This is part of a game-book series by “Hachette Jeunesse,” in which the goal is to seek and find a few characters in each double-page landscape. If you like these, I previously rounded up some cool Where’s Waldo/Wally panoramas here.
In this particular book there are 12 such games to play, and I’ll give you one of my favorites, The Boarding Party. Click or zoom the images to expand:
The goal is to
find these six!
From what I understand, Uderzo himself did the art, and the book was originally published in 2010. I’ll place the answer key in comments in a couple days!
HINT: Idéfix being the smallest is really hard to spot, but I can tell you that he’s not on the two ships, and you can only see his head.

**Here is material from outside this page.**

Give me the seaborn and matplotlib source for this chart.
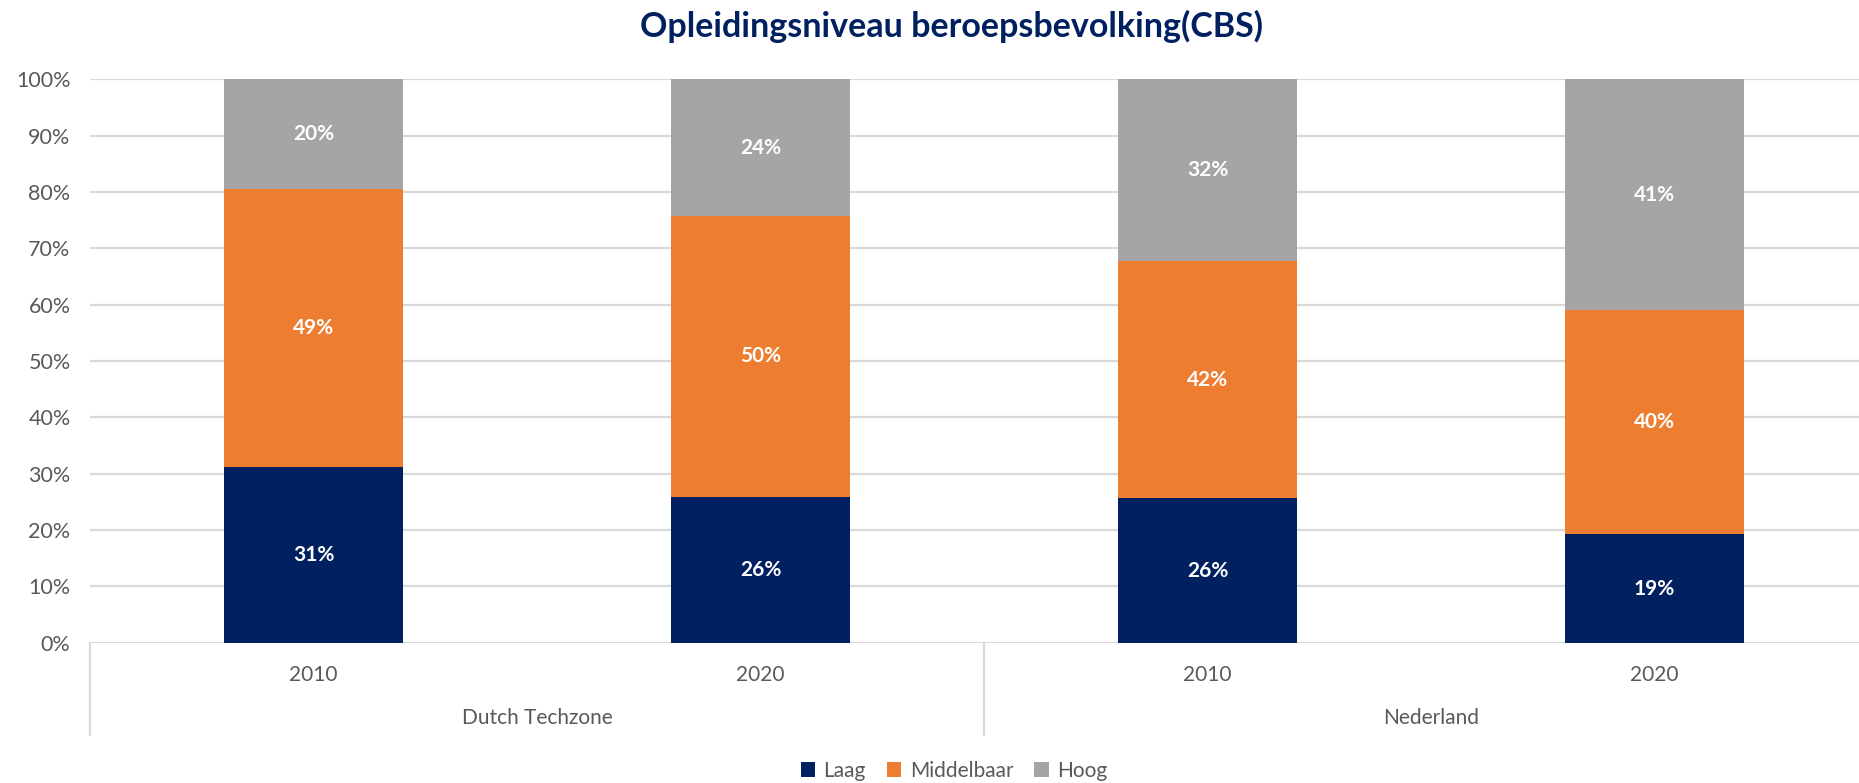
import matplotlib
matplotlib.use("Agg")
import matplotlib.pyplot as plt
from matplotlib.patches import Patch
import seaborn as sns
import pandas as pd
import numpy as np

# ---- data ----
regions = ["Dutch Techzone", "Dutch Techzone", "Nederland", "Nederland"]
years = ["2010", "2020", "2010", "2020"]
laag = [31.2, 25.8, 25.6, 19.2]
middelbaar = [49.3, 50.0, 42.2, 39.8]
hoog = [19.5, 24.2, 32.2, 41.0]
series_names = ["Laag", "Middelbaar", "Hoog"]
colors = ["#002060", "#ED7D31", "#A5A5A5"]
title = "Opleidingsniveau beroepsbevolking(CBS)"
group_names = ["Dutch Techzone", "Nederland"]

sns.set_theme(style="white")
plt.rcParams["font.family"] = ["Lato", "DejaVu Sans"]

keys = [f"{r}|{y}" for r, y in zip(regions, years)]
df = pd.DataFrame({"key": keys, "Laag": laag, "Middelbaar": middelbaar, "Hoog": hoog})
df["c1"] = df["Laag"]
df["c2"] = df["Laag"] + df["Middelbaar"]
df["c3"] = df["c2"] + df["Hoog"]

W, H = 1859, 783
fig = plt.figure(figsize=(W / 100, H / 100), dpi=100)
ax = fig.add_axes([90 / W, (H - 642.6) / H, (1878 - 90) / W, (642.6 - 79.4) / H])

for col, c in zip(["c3", "c2", "c1"], colors[::-1]):
    sns.barplot(data=df, x="key", y=col, color=c, width=0.4, ax=ax,
                saturation=1, linewidth=0, order=keys)

ax.set_xlim(-0.5, 3.5)
ax.set_ylim(0, 100)
ax.set_yticks(np.arange(0, 101, 10))
ax.set_yticklabels([f"{v}%" for v in range(0, 101, 10)], fontsize=15.5, color="#595959")
ax.tick_params(axis="y", length=0, pad=14)
ax.set_xticks([])
ax.set_xlabel("")
ax.set_ylabel("")
ax.yaxis.grid(True, color="#D9D9D9", linewidth=1.6)
ax.set_axisbelow(True)
for s in ax.spines.values():
    s.set_visible(False)

# data labels
for i in range(len(keys)):
    vals = [laag[i], middelbaar[i], hoog[i]]
    bottom = 0
    for v in vals:
        ax.text(i, bottom + v / 2, f"{round(v)}%", ha="center", va="center",
                color="white", fontsize=15, fontweight="bold")
        bottom += v

# category axis (two levels)
tr = ax.get_xaxis_transform()
for i, y in enumerate(years):
    ax.text(i, -0.0575, y, transform=tr, ha="center", va="center",
            fontsize=15, color="#595959")
for g, name in enumerate(group_names):
    ax.text(0.5 + 2 * g, -0.134, name, transform=tr, ha="center", va="center",
            fontsize=15, color="#595959")
for xs in [-0.5, 1.5, 3.5]:
    ax.plot([xs, xs], [0, -0.164], transform=tr, color="#D9D9D9",
            linewidth=1.6, clip_on=False)

# title
fig.text(952 / W, 1 - 26 / H, title, ha="center", va="center",
         fontsize=24.5, fontweight="bold", color="#002060")

handles = [Patch(facecolor=c, edgecolor="none", label=n) for n, c in zip(series_names, colors)]
fig.legend(handles=handles, loc="center", bbox_to_anchor=(954 / W, (H - 771) / H),
           ncol=3, frameon=False, fontsize=15, handlelength=0.7, handleheight=0.7,
           handletextpad=0.4, columnspacing=1.0, labelcolor="#595959")

fig.savefig("out.png", dpi=100)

The placement of the dog is just evil.
Haha, truly.
I’m guessing that since the character number is much smaller than a typical “Waldo” layout, they decided to make one similarly hard to spot. OTOH, I like how they presented a range of sizes to find, hopefully to meet a variety of solving skills, or at least patience level(!)
Wait what Idéfix is Dogmatix in English ?
I’ve never thought about non French names. Some of them are very specific French language jokes so that makes sense (specifically in the Mission Cléopatre film but that’s not the subject here)
Thanks for the puzzle.
In German, the fish vendor is called “Verleihnix” (I don’t lend any) and his catchphrase is: I don’t lend any fishes!
Because people always ask him if they can borrow a fish for the fight and return it.
Now I’m interested, what’s the original name and catchphrase of this character?
His name is Ordralfabétix (alphabetical order) and has nothing to do with its catchphrase “Il est pas frais mon poisson?”
It is because he often fight with the black-smith (Cétautomatix, “it’s automatic”) about his fish not being fresh.
French names and their traduction in several languages are listed on this wiki.
Most of them are only puns, like in the film I was talking in my previous comment, the engineer invented the “sansefforceur” (no effort-er) which is basically an elevator. The engineer name ? Otis, of course.
Je vous en prie! And yes, it’s a beautiful, clever translation that perfectly preserves the original meaning IMO.
The late translators Bell & Hockridge are rather famous worldwide for retaining in English much of the spirit & meaning of Goscinny’s original text.